Group proposes limiting health insurance costs

The Swiss health care system is renowned for its high standards - and high costs swissinfo C Helmle

An interest group has launched a campaign to curb spiralling health insurance costs in Switzerland.

This content was published on February 5, 2002 - 20:03

The group, the Association of Insured and Health Care Providers, has begun collecting signatures to force a nationwide vote on the issue. The initiative comes as politicians are being urged to rein in health care expenses.

For many years, health premiums in Switzerland have risen by more than the rate of inflation, an average of more than six per cent annually since 1996, according to federal statistics.

For 2002 alone, the hike for the mandatory basic coverage amounted to nearly ten per cent more than the previous year.

The cost of premiums varies considerably from region to region. Many families and people with low incomes spend so much of their budget for health care premiums, that they cannot afford optional coverage for additional benefits.

A series of efforts to curb health care costs, put forward by pressure groups, political parties and the federal authorities, have failed or had limited impact in recent years.
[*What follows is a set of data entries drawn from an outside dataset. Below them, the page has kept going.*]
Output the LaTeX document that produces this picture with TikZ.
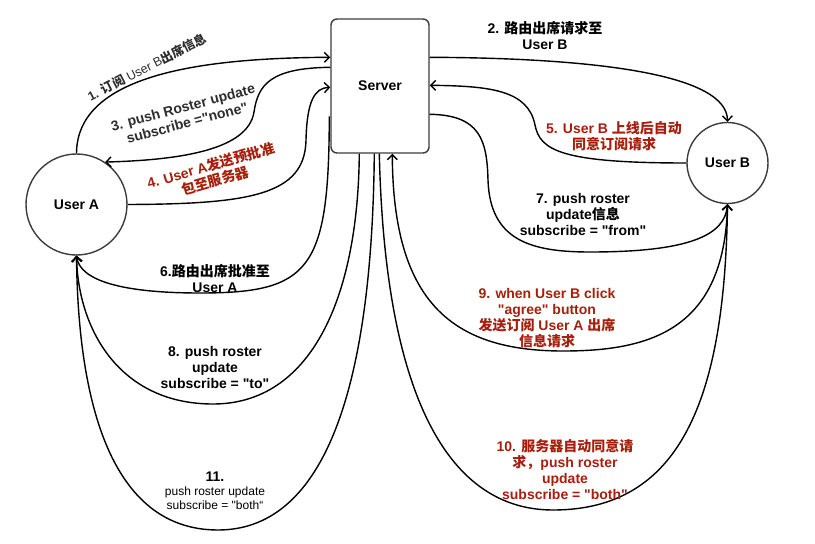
\documentclass[tikz,border=0pt]{standalone}
\usepackage{fontspec}
\setmainfont{Liberation Sans}[Ligatures=TeXOff]
\newfontfamily\cjk{Noto Sans CJK SC}
\usetikzlibrary{arrows.meta,calc}
\definecolor{lblred}{RGB}{168,30,12}
\definecolor{edgegray}{RGB}{60,60,60}
\definecolor{txtgray}{RGB}{45,45,45}
\newcommand\zh[1]{{\cjk #1}}
\tikzset{
  conn/.style={line width=1.4pt, -{Straight Barb[length=5pt,width=10pt]}},
  lbl/.style={font=\bfseries\fontsize{14}{16}\selectfont, align=center, inner sep=0pt},
  redlbl/.style={lbl, text=lblred},
  usernode/.style={circle, draw=edgegray, line width=1.4pt, inner sep=0pt,
    font=\bfseries\fontsize{14}{16}\selectfont},
  servernode/.style={rectangle, rounded corners=6pt, draw=edgegray, line width=1.4pt,
    minimum width=98pt, minimum height=134pt, font=\bfseries\fontsize{14}{16}\selectfont}
}
\begin{document}
\begin{tikzpicture}[x=1pt,y=-1pt]
\useasboundingbox (0,0) rectangle (815,544);
% nodes
\node[servernode] (S) at (380,86) {Server};
\node[usernode, minimum size=101pt] (A) at (76.5,204.5) {User A};
\node[usernode, minimum size=81pt] (B) at (727.5,163) {User B};
% anchor points on server
\coordinate (S1) at ($(S.north west)+(0,39)$);
\coordinate (S3) at ($(S.north west)+(0,49)$);
\coordinate (S4) at ($(S.north west)+(0,69)$);
\coordinate (S6) at ($(S.north west)+(-1,98)$);
\coordinate (S2) at ($(S.north east)+(0,39)$);
\coordinate (S5) at ($(S.north east)+(0,67)$);
\coordinate (S7) at ($(S.north east)+(0,96)$);
\coordinate (S8) at ($(S.south west)+(29,0)$);
\coordinate (S11) at ($(S.south west)+(44,0)$);
\coordinate (S10) at ($(S.south west)+(49,0)$);
\coordinate (S9) at ($(S.south west)+(62,0)$);
% connectors
\draw[conn] (A.90) .. controls (77,75) and (200,58) .. (S1);
\draw[conn] (S2) .. controls (600,58) and (727,75) .. (B.90);
\draw[conn] (S3) .. controls (270,68) and (258,85) .. (254,112) .. controls (248,150) and (180,160) .. (A.56);
\draw[conn] (A.0) .. controls (250,204) and (305,195) .. (306,140) .. controls (307,100) and (315,88) .. (S4);
\draw[conn] (B.180) .. controls (560,163) and (540,150) .. (535,125) .. controls (528,90) and (490,86) .. (S5);
\draw[conn] (S6) .. controls (329,270) and (310,293) .. (200,293) .. controls (120,293) and (80,280) .. (A.270);
\draw[conn] (S7) .. controls (480,115) and (487,140) .. (488,180) .. controls (490,240) and (530,252) .. (590,252) .. controls (690,252) and (725,235) .. (B.270);
\draw[conn] (S8) .. controls (358,300) and (310,404) .. (213,404) .. controls (120,404) and (78,330) .. (A.270);
\draw[conn] (B.270) .. controls (725,330) and (650,351) .. (563,351) .. controls (450,351) and (393,300) .. (S9);
\draw[conn] (S10) .. controls (385,400) and (450,510) .. (553,510) .. controls (680,510) and (725,400) .. (B.270);
\draw[conn] (S11) .. controls (372,400) and (320,530) .. (218,530) .. controls (110,530) and (78,400) .. (A.270);
% labels
\node[lbl, text=txtgray, rotate=27, font=\fontsize{12.5}{15}\selectfont] (l1) at (147,67)
  {{\bfseries 1. \zh{订阅}} User B{\bfseries\zh{出席信息}}};
\node[lbl] (l2) at (545,35) {2. \zh{路由出席请求至}\\User B};
\node[lbl, text=txtgray, rotate=15] (l3) at (185,115) {3. push Roster update\\subscribe ="none"};
\node[redlbl, rotate=16] (l4) at (213,173) {4. User A\zh{发送预批准}\\\zh{包至服务器}};
\node[redlbl] (l5) at (614,136) {5. User B \zh{上线后自动}\\\zh{同意订阅请求}};
\node[lbl] (l6) at (215,278) {6.\zh{路由出席批准至}\\User A};
\node[lbl] (l7) at (583,214) {7. push roster\\update\zh{信息}\\subscribe = "from"};
\node[lbl] (l8) at (215,367) {8. push roster\\update\\subscribe = "to"};
\node[redlbl] (l9) at (547,318) {9. when User B click\\"agree" button\\\zh{发送订阅} User A \zh{出席}\\\zh{信息请求}};
\node[redlbl] (l10) at (565,469) {10. \zh{服务器自动同意请}\\\zh{求，}push roster\\update\\subscribe = "both"};
\node[lbl, font=\fontsize{12}{14}\selectfont] (l11) at (215,491)
  {{\bfseries\fontsize{14}{14}\selectfont 11.}\\push roster update\\subscribe = "both“};
\end{tikzpicture}
\end{document}
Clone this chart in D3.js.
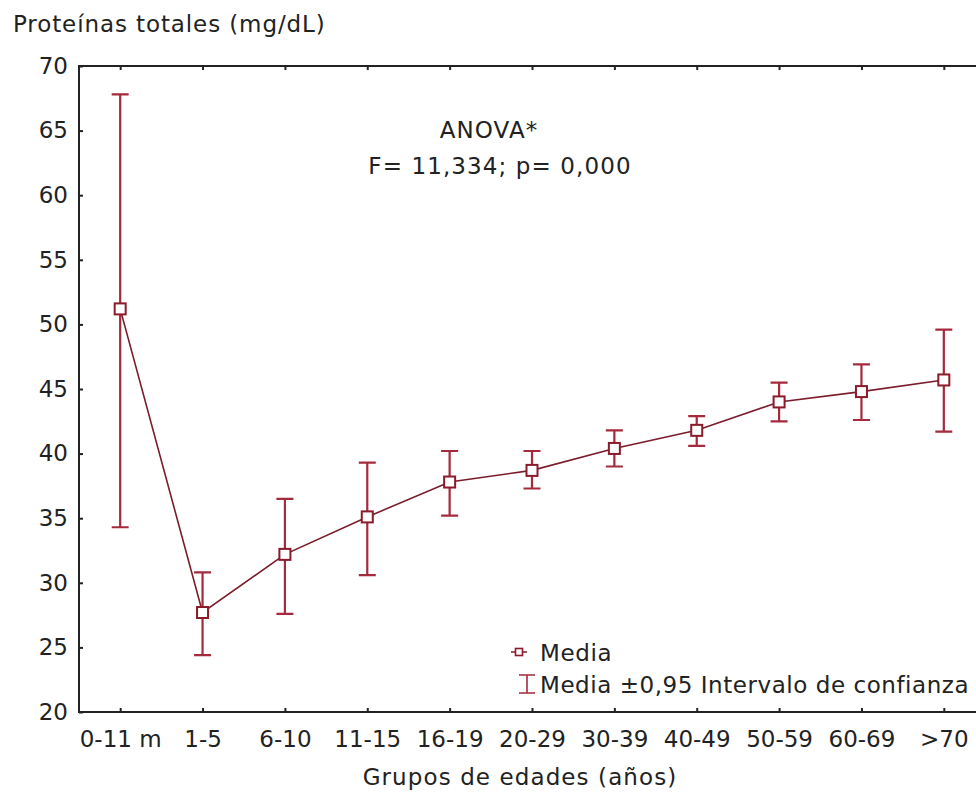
<!DOCTYPE html>
<html>
<head>
<meta charset="utf-8">
<script src="https://cdn.jsdelivr.net/npm/d3@7"></script>
<style>
  body { margin: 0; background: #fff; }
  svg { display: block; font-family: "DejaVu Sans", Verdana, sans-serif; }
</style>
</head>
<body>
<svg width="976" height="798"></svg>
<script>
const groups = ["0-11 m", "1-5", "6-10", "11-15", "16-19", "20-29", "30-39", "40-49", "50-59", "60-69", ">70"];
const means = [51.2, 27.7, 32.2, 35.1, 37.8, 38.7, 40.4, 41.8, 44.0, 44.8, 45.7];
const lower = [34.3, 24.4, 27.6, 30.6, 35.2, 37.3, 39.0, 40.6, 42.5, 42.6, 41.7];
const upper = [67.8, 30.8, 36.5, 39.3, 40.2, 40.2, 41.8, 42.9, 45.5, 46.9, 49.6];
const yTicks = [20, 25, 30, 35, 40, 45, 50, 55, 60, 65, 70];

const data = groups.map((g, i) => ({ group: g, mean: means[i], lo: lower[i], hi: upper[i] }));

const svg = d3.select("svg");
const plot = { left: 79, top: 66, right: 985, bottom: 712 };
const fontSize = 23;
const spacing = 0.9;
const barColor = "#a52a3c";
const lineColor = "#7a1c2a";

const xScale = d3.scalePoint()
  .domain(groups)
  .range([plot.left, plot.right])
  .padding(0.5);

const yScale = d3.scaleLinear()
  .domain([20, 70])
  .range([plot.bottom, plot.top]);

// axes (ticks pointing inward)
const yAxisG = svg.append("g")
  .attr("transform", `translate(${plot.left},0)`)
  .call(d3.axisLeft(yScale).tickValues(yTicks).tickSize(-4).tickPadding(11).tickFormat(d3.format("d")));

const xAxisG = svg.append("g")
  .attr("transform", `translate(0,${plot.bottom})`)
  .call(d3.axisBottom(xScale).tickSize(-4).tickPadding(19));

const topAxisG = svg.append("g")
  .attr("transform", `translate(0,${plot.top})`)
  .call(d3.axisTop(xScale).tickSize(-4).tickFormat(""));

[yAxisG, xAxisG, topAxisG].forEach((g) => {
  g.select(".domain").remove();
  g.selectAll(".tick line").attr("stroke", "#222").attr("stroke-width", 2);
  g.selectAll("text").attr("font-size", fontSize).attr("fill", "#222").attr("font-family", "DejaVu Sans, sans-serif");
});

// frame
svg.append("rect")
  .attr("x", plot.left)
  .attr("y", plot.top)
  .attr("width", plot.right - plot.left)
  .attr("height", plot.bottom - plot.top)
  .attr("fill", "none")
  .attr("stroke", "#222")
  .attr("stroke-width", 2);

// error bars
const capW = 17;
const bars = svg.append("g").attr("stroke", barColor).attr("stroke-width", 2.2).attr("fill", "none");
bars.selectAll(".bar")
  .data(data)
  .enter()
  .append("path")
  .attr("d", (d) => {
    const x = xScale(d.group);
    const y1 = yScale(d.hi);
    const y2 = yScale(d.lo);
    return `M${x - capW / 2},${y1}H${x + capW / 2}M${x},${y1}V${y2}M${x - capW / 2},${y2}H${x + capW / 2}`;
  });

// mean line
const lineGenerator = d3.line()
  .x((d) => xScale(d.group))
  .y((d) => yScale(d.mean));

svg.append("path")
  .attr("d", lineGenerator(data))
  .attr("fill", "none")
  .attr("stroke", lineColor)
  .attr("stroke-width", 1.6);

// mean markers
const sq = 11;
svg.selectAll(".mean")
  .data(data)
  .enter()
  .append("rect")
  .attr("x", (d) => xScale(d.group) - sq / 2)
  .attr("y", (d) => yScale(d.mean) - sq / 2)
  .attr("width", sq)
  .attr("height", sq)
  .attr("fill", "#fff")
  .attr("stroke", "#8b1a2a")
  .attr("stroke-width", 2);

// titles
svg.append("text")
  .attr("x", 13)
  .attr("y", 32)
  .attr("font-size", fontSize)
  .attr("letter-spacing", spacing)
  .attr("fill", "#222")
  .text("Proteínas totales (mg/dL)");

svg.append("text")
  .attr("x", 520)
  .attr("y", 785)
  .attr("text-anchor", "middle")
  .attr("font-size", fontSize)
  .attr("letter-spacing", 1.1)
  .attr("fill", "#222")
  .text("Grupos de edades (años)");

// annotation
svg.append("text")
  .attr("x", 489)
  .attr("y", 138)
  .attr("text-anchor", "middle")
  .attr("font-size", fontSize)
  .attr("letter-spacing", 1.1)
  .attr("fill", "#222")
  .text("ANOVA*");

svg.append("text")
  .attr("x", 500)
  .attr("y", 174)
  .attr("text-anchor", "middle")
  .attr("font-size", fontSize)
  .attr("letter-spacing", 1.1)
  .attr("fill", "#222")
  .text("F= 11,334; p= 0,000");

// legend
const legend = svg.append("g");
legend.append("path")
  .attr("d", "M511,652H527")
  .attr("stroke", lineColor)
  .attr("stroke-width", 1.5);
legend.append("rect")
  .attr("x", 515.5)
  .attr("y", 648.5)
  .attr("width", 7)
  .attr("height", 7)
  .attr("fill", "#fff")
  .attr("stroke", "#8b1a2a")
  .attr("stroke-width", 1.6);
legend.append("text")
  .attr("x", 540)
  .attr("y", 661)
  .attr("font-size", fontSize)
  .attr("letter-spacing", 0.6)
  .attr("fill", "#222")
  .text("Media");

legend.append("path")
  .attr("d", "M519,675H535M527,675V693M519,693H535")
  .attr("stroke", barColor)
  .attr("stroke-width", 1.6)
  .attr("fill", "none");
legend.append("text")
  .attr("x", 540)
  .attr("y", 693)
  .attr("font-size", fontSize)
  .attr("letter-spacing", 0.55)
  .attr("fill", "#222")
  .text("Media ±0,95 Intervalo de confianza");
</script>
</body>
</html>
The interior minister, Ruth Dreifuss, whose portfolio includes health issues, last December admitted that current laws, in force since 1996, have not succeeded in curbing health costs. But Dreifuss said the laws guaranteed quality health care and fairer distribution of the financial burdens.
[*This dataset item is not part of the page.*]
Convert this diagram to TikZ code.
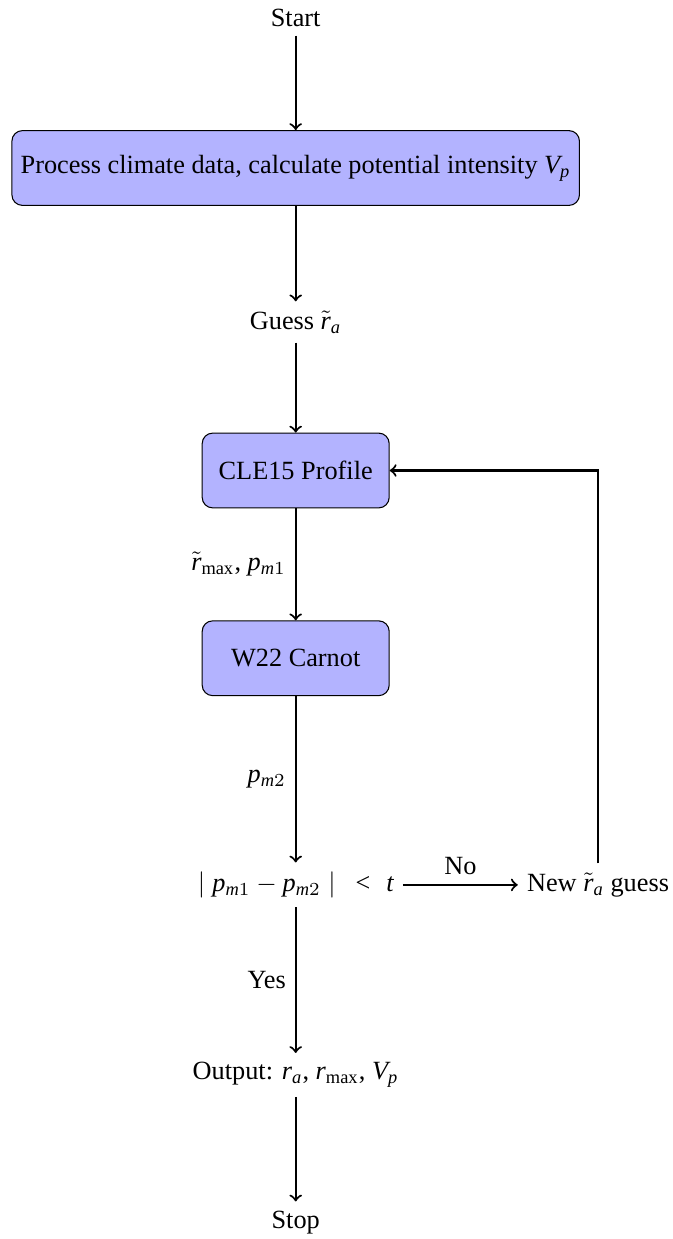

The Swiss health sector is financed mainly by private health insurance. People are required to purchase mandatory policies for basic health insurance, but individuals can also buy optional coverage. Only about 20 per cent of the population is covered by this additional insurance.

High quality, high costs

The Swiss health care system is renowned for its high standards, but it is among the most expensive in the world.
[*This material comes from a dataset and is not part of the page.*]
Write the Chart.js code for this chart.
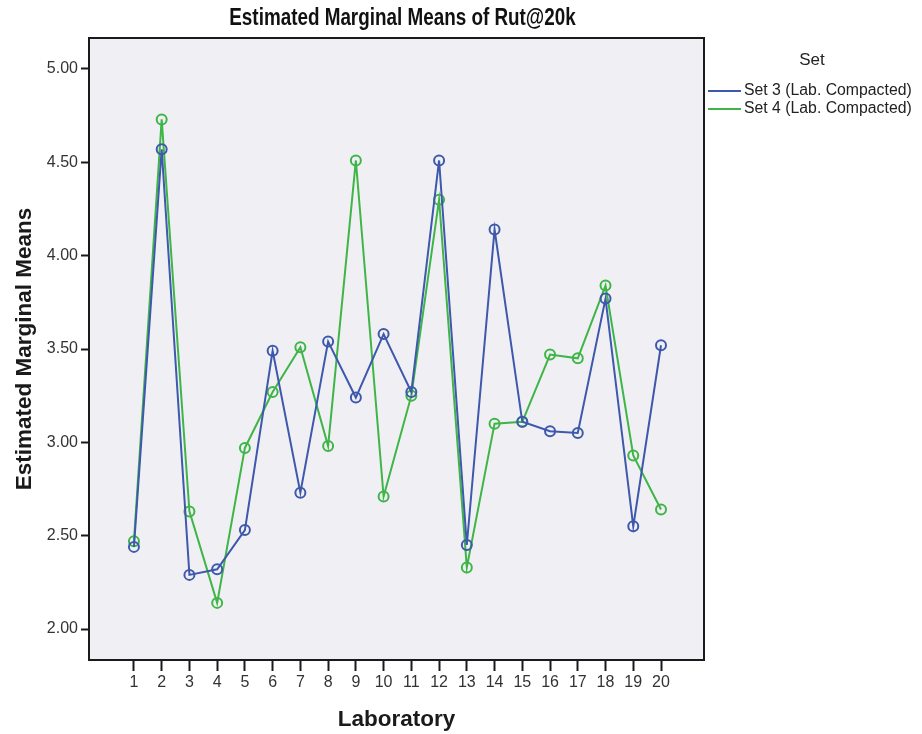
<!DOCTYPE html>
<html>
<head>
<meta charset="utf-8">
<script src="https://cdn.jsdelivr.net/npm/chart.js@4/dist/chart.umd.min.js"></script>
<style>
    html, body { margin: 0; padding: 0; background: #ffffff; }
    #wrap { width: 922px; height: 734px; }
</style>
</head>
<body>
<div id="wrap"><canvas id="emmChart" width="922" height="734"></canvas></div>
<script>
// DATA
const chartTitle = "Estimated Marginal Means of Rut@20k";
const legendTitle = "Set";
const labs = [1, 2, 3, 4, 5, 6, 7, 8, 9, 10, 11, 12, 13, 14, 15, 16, 17, 18, 19, 20];
const set3Name = "Set 3 (Lab. Compacted)";
const set3Values = [2.44, 4.57, 2.29, 2.32, 2.53, 3.49, 2.73, 3.54, 3.24, 3.58,
                    3.27, 4.51, 2.45, 4.14, 3.11, 3.06, 3.05, 3.77, 2.55, 3.52];
const set4Name = "Set 4 (Lab. Compacted)";
const set4Values = [2.47, 4.73, 2.63, 2.14, 2.97, 3.27, 3.51, 2.98, 4.51, 2.71,
                    3.25, 4.30, 2.33, 3.10, 3.11, 3.47, 3.45, 3.84, 2.93, 2.64];
const yTicks = [2.0, 2.5, 3.0, 3.5, 4.0, 4.5, 5.0];
const xTicks = labs;

const BLUE = "#3e58ac";
const GREEN = "#3fb548";
const FONT = "'Liberation Sans', Arial, sans-serif";

function toPoints(values) {
    return labs.map((lab, i) => ({ x: lab, y: values[i] }));
}

// PLOT BACKGROUND, FRAME, TITLE AND LEGEND
const framePlugin = {
    id: "framePlugin",

    beforeDatasetsDraw(chart) {
        const ctx = chart.ctx;
        const a = chart.chartArea;
        ctx.save();
        ctx.fillStyle = "#f0f0f4";
        ctx.fillRect(a.left, a.top, a.right - a.left, a.bottom - a.top);
        ctx.restore();
    },

    afterDraw(chart) {
        const ctx = chart.ctx;
        const a = chart.chartArea;

        ctx.save();
        ctx.strokeStyle = "#1a1a1a";
        ctx.lineWidth = 2;
        ctx.strokeRect(a.left, a.top, a.right - a.left, a.bottom - a.top);

        // title, narrow bold
        ctx.save();
        ctx.fillStyle = "#111";
        ctx.font = "bold 23px " + FONT;
        ctx.textAlign = "center";
        ctx.textBaseline = "middle";
        ctx.translate((a.left + a.right) / 2 + 6, 19);
        ctx.scale(0.82, 1);
        ctx.fillText(chartTitle, 0, 0);
        ctx.restore();

        // legend
        ctx.textAlign = "center";
        ctx.textBaseline = "middle";
        ctx.font = "17px " + FONT;
        ctx.fillStyle = "#222";
        ctx.fillText(legendTitle, 812, 60);

        ctx.textAlign = "left";
        ctx.font = "15.8px " + FONT;
        chart.data.datasets.forEach((ds, i) => {
            const y = 91 + i * 18;
            ctx.strokeStyle = ds.borderColor;
            ctx.lineWidth = 2;
            ctx.beginPath();
            ctx.moveTo(708, y);
            ctx.lineTo(741, y);
            ctx.stroke();
            ctx.fillStyle = "#222";
            ctx.fillText(ds.label, 744, y);
        });
        ctx.restore();
    }
};

const ctx = document.getElementById("emmChart");

new Chart(ctx, {
    type: "line",

    data: {
        datasets: [
            {
                label: set3Name,
                data: toPoints(set3Values),
                borderColor: BLUE,
                backgroundColor: BLUE,
                borderWidth: 2,
                pointRadius: 5,
                pointBorderWidth: 2,
                pointBorderColor: BLUE,
                pointBackgroundColor: "rgba(0,0,0,0)",
                tension: 0
            },
            {
                label: set4Name,
                data: toPoints(set4Values),
                borderColor: GREEN,
                backgroundColor: GREEN,
                borderWidth: 2,
                pointRadius: 5,
                pointBorderWidth: 2,
                pointBorderColor: GREEN,
                pointBackgroundColor: "rgba(0,0,0,0)",
                tension: 0
            }
        ]
    },

    options: {
        responsive: false,
        animation: false,

        layout: {
            padding: { top: 38, right: 218, left: 0, bottom: 0 }
        },

        plugins: {
            legend: { display: false },
            title: { display: false },
            tooltip: { enabled: false }
        },

        scales: {
            x: {
                type: "linear",
                min: -0.62,
                max: 21.55,
                afterFit(scale) { scale.height = 74; },
                afterBuildTicks(scale) {
                    scale.ticks = xTicks.map(v => ({ value: v }));
                },
                ticks: {
                    color: "#333",
                    font: { family: FONT, size: 16 },
                    padding: 2,
                    maxRotation: 0,
                    autoSkip: false
                },
                grid: {
                    drawOnChartArea: false,
                    drawTicks: true,
                    tickLength: 11,
                    tickWidth: 2,
                    tickColor: "#1a1a1a"
                },
                border: { display: false },
                title: {
                    display: true,
                    text: "Laboratory",
                    color: "#1a1a1a",
                    font: { family: FONT, size: 22.5, weight: "bold" },
                    padding: { top: 0, bottom: 1 }
                }
            },

            y: {
                min: 1.834,
                max: 5.166,
                afterFit(scale) { scale.width = 89; },
                afterBuildTicks(scale) {
                    scale.ticks = yTicks.map(v => ({ value: v }));
                },
                ticks: {
                    color: "#333",
                    font: { family: FONT, size: 16 },
                    padding: 3,
                    callback: (v) => Number(v).toFixed(2)
                },
                grid: {
                    drawOnChartArea: false,
                    drawTicks: true,
                    tickLength: 8,
                    tickWidth: 2,
                    tickColor: "#1a1a1a"
                },
                border: { display: false },
                title: {
                    display: true,
                    text: "Estimated Marginal Means",
                    color: "#1a1a1a",
                    font: { family: FONT, size: 22.5, weight: "bold" },
                    padding: { top: 11, bottom: 0 }
                }
            }
        }
    },

    plugins: [framePlugin]
});
</script>
</body>
</html>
Switzerland spends more on health care than most other industrialised countries, according to the Organisation for Economic Cooperation and Development (OECD).

Latest available figures show the overall cost increased by 3.5 per cent on average from 1996 to 1999, which represents a rise to SFr41.6 billion ($24.5 billion) in 1999.

The Swiss rank third after the United States and Germany for health expenditures as a share of Gross Domestic Product, and they are in second place when the expenses are measured in per capita terms.

There is a consensus in Switzerland that the costs of providing health care are unacceptably high, but opinions differ considerably on how the costs can be limited.

Some proposals by political parties include tying health insurance coverage, in part, to policy holders' income, or limiting the services covered by mandatory health insurance.

Some of the failed proposals included changing the funding system of hospitals, reducing the cost of medications by allowing more non-brand drugs.

Fewer doctors

Parliament is debating a government plan to amend the 1996 health insurance law, which attempted to slow down the growth in health expenses. One of the most controversial proposals under discussion is limiting the number of medical doctors in Switzerland.

The number of practising physicians has more than doubled over the past three decades to nearly 14,000, and the number of pharmacies in Switzerland has increased steadily over the same period, according to the information service of the Swiss pharmaceutical industry, Interpharma.

The federal authorities are also attempting to introduce a new nationwide system of medical fees.